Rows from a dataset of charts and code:
--- Start ---

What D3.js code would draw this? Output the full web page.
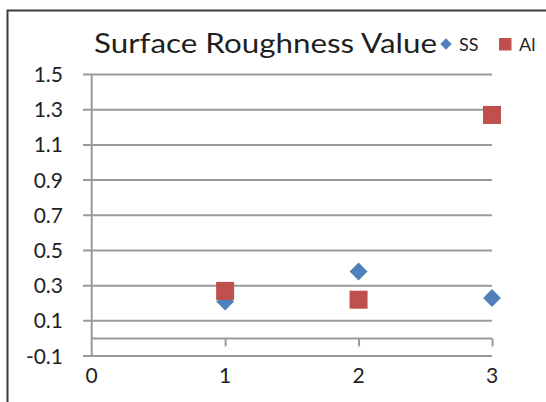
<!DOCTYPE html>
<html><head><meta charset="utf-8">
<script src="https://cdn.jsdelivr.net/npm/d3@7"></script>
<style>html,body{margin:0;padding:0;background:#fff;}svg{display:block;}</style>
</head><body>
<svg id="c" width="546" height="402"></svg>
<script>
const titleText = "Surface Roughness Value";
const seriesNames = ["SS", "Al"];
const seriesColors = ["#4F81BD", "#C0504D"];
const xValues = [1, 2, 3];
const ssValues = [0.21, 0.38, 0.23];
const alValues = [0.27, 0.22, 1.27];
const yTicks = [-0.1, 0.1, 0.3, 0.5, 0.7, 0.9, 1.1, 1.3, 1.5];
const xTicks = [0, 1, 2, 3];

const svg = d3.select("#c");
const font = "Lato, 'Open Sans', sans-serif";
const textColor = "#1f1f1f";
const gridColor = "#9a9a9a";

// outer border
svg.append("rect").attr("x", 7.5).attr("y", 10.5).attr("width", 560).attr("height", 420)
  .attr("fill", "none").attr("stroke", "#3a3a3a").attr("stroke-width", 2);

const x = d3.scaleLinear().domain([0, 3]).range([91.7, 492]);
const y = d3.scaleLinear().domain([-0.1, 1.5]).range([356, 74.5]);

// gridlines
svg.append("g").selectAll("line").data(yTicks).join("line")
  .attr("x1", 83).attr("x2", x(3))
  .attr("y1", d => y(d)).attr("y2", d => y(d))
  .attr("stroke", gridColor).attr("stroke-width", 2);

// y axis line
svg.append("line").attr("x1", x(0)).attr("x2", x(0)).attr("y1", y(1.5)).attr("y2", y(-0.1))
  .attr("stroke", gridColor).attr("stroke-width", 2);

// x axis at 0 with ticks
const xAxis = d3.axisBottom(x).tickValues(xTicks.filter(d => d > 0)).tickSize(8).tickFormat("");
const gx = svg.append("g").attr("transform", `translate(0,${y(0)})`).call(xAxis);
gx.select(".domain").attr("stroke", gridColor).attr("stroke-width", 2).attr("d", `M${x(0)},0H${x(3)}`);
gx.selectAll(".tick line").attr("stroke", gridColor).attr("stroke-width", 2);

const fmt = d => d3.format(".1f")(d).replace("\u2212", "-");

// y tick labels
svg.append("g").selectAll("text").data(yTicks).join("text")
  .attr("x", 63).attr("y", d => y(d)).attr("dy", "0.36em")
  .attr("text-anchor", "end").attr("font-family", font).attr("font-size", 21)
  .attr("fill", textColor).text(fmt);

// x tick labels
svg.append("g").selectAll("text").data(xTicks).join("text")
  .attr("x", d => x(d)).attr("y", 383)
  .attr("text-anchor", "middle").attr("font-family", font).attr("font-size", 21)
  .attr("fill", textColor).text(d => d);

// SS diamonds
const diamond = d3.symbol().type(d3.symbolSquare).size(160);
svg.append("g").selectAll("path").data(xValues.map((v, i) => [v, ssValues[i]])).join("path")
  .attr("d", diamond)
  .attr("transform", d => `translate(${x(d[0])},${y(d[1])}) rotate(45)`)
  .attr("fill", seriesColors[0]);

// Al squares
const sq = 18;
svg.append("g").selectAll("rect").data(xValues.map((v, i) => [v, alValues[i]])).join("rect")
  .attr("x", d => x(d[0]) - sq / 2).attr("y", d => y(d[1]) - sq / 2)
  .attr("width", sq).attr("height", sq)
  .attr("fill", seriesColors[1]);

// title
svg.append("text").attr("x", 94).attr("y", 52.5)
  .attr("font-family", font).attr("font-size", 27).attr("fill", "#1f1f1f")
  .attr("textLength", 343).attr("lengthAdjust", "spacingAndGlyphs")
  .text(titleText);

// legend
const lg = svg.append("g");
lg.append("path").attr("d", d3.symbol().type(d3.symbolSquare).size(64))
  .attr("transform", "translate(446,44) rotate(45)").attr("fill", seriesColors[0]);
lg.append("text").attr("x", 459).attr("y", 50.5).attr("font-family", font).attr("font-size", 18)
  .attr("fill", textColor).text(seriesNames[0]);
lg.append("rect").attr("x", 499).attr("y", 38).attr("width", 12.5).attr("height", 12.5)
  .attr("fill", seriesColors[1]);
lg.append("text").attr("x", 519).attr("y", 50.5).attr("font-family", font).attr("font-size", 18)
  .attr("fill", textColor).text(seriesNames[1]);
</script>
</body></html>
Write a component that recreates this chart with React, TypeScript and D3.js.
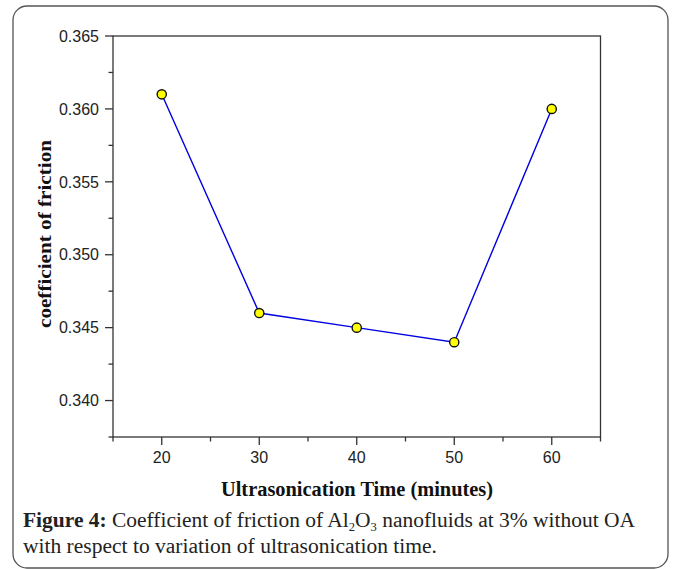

--- End ---

### Request
Return the listing above word for word, with the pictures removed.

### Exercise answer
What D3.js code would draw this? Output the full web page.
<!DOCTYPE html>
<html><head><meta charset="utf-8">
<script src="https://cdn.jsdelivr.net/npm/d3@7"></script>
<style>html,body{margin:0;padding:0;background:#fff;}svg{display:block;}</style>
</head><body>
<svg id="c" width="546" height="402"></svg>
<script>
const titleText = "Surface Roughness Value";
const seriesNames = ["SS", "Al"];
const seriesColors = ["#4F81BD", "#C0504D"];
const xValues = [1, 2, 3];
const ssValues = [0.21, 0.38, 0.23];
const alValues = [0.27, 0.22, 1.27];
const yTicks = [-0.1, 0.1, 0.3, 0.5, 0.7, 0.9, 1.1, 1.3, 1.5];
const xTicks = [0, 1, 2, 3];

const svg = d3.select("#c");
const font = "Lato, 'Open Sans', sans-serif";
const textColor = "#1f1f1f";
const gridColor = "#9a9a9a";

// outer border
svg.append("rect").attr("x", 7.5).attr("y", 10.5).attr("width", 560).attr("height", 420)
  .attr("fill", "none").attr("stroke", "#3a3a3a").attr("stroke-width", 2);

const x = d3.scaleLinear().domain([0, 3]).range([91.7, 492]);
const y = d3.scaleLinear().domain([-0.1, 1.5]).range([356, 74.5]);

// gridlines
svg.append("g").selectAll("line").data(yTicks).join("line")
  .attr("x1", 83).attr("x2", x(3))
  .attr("y1", d => y(d)).attr("y2", d => y(d))
  .attr("stroke", gridColor).attr("stroke-width", 2);

// y axis line
svg.append("line").attr("x1", x(0)).attr("x2", x(0)).attr("y1", y(1.5)).attr("y2", y(-0.1))
  .attr("stroke", gridColor).attr("stroke-width", 2);

// x axis at 0 with ticks
const xAxis = d3.axisBottom(x).tickValues(xTicks.filter(d => d > 0)).tickSize(8).tickFormat("");
const gx = svg.append("g").attr("transform", `translate(0,${y(0)})`).call(xAxis);
gx.select(".domain").attr("stroke", gridColor).attr("stroke-width", 2).attr("d", `M${x(0)},0H${x(3)}`);
gx.selectAll(".tick line").attr("stroke", gridColor).attr("stroke-width", 2);

const fmt = d => d3.format(".1f")(d).replace("\u2212", "-");

// y tick labels
svg.append("g").selectAll("text").data(yTicks).join("text")
  .attr("x", 63).attr("y", d => y(d)).attr("dy", "0.36em")
  .attr("text-anchor", "end").attr("font-family", font).attr("font-size", 21)
  .attr("fill", textColor).text(fmt);

// x tick labels
svg.append("g").selectAll("text").data(xTicks).join("text")
  .attr("x", d => x(d)).attr("y", 383)
  .attr("text-anchor", "middle").attr("font-family", font).attr("font-size", 21)
  .attr("fill", textColor).text(d => d);

// SS diamonds
const diamond = d3.symbol().type(d3.symbolSquare).size(160);
svg.append("g").selectAll("path").data(xValues.map((v, i) => [v, ssValues[i]])).join("path")
  .attr("d", diamond)
  .attr("transform", d => `translate(${x(d[0])},${y(d[1])}) rotate(45)`)
  .attr("fill", seriesColors[0]);

// Al squares
const sq = 18;
svg.append("g").selectAll("rect").data(xValues.map((v, i) => [v, alValues[i]])).join("rect")
  .attr("x", d => x(d[0]) - sq / 2).attr("y", d => y(d[1]) - sq / 2)
  .attr("width", sq).attr("height", sq)
  .attr("fill", seriesColors[1]);

// title
svg.append("text").attr("x", 94).attr("y", 52.5)
  .attr("font-family", font).attr("font-size", 27).attr("fill", "#1f1f1f")
  .attr("textLength", 343).attr("lengthAdjust", "spacingAndGlyphs")
  .text(titleText);

// legend
const lg = svg.append("g");
lg.append("path").attr("d", d3.symbol().type(d3.symbolSquare).size(64))
  .attr("transform", "translate(446,44) rotate(45)").attr("fill", seriesColors[0]);
lg.append("text").attr("x", 459).attr("y", 50.5).attr("font-family", font).attr("font-size", 18)
  .attr("fill", textColor).text(seriesNames[0]);
lg.append("rect").attr("x", 499).attr("y", 38).attr("width", 12.5).attr("height", 12.5)
  .attr("fill", seriesColors[1]);
lg.append("text").attr("x", 519).attr("y", 50.5).attr("font-family", font).attr("font-size", 18)
  .attr("fill", textColor).text(seriesNames[1]);
</script>
</body></html>
Write a component that recreates this chart with React, TypeScript and D3.js.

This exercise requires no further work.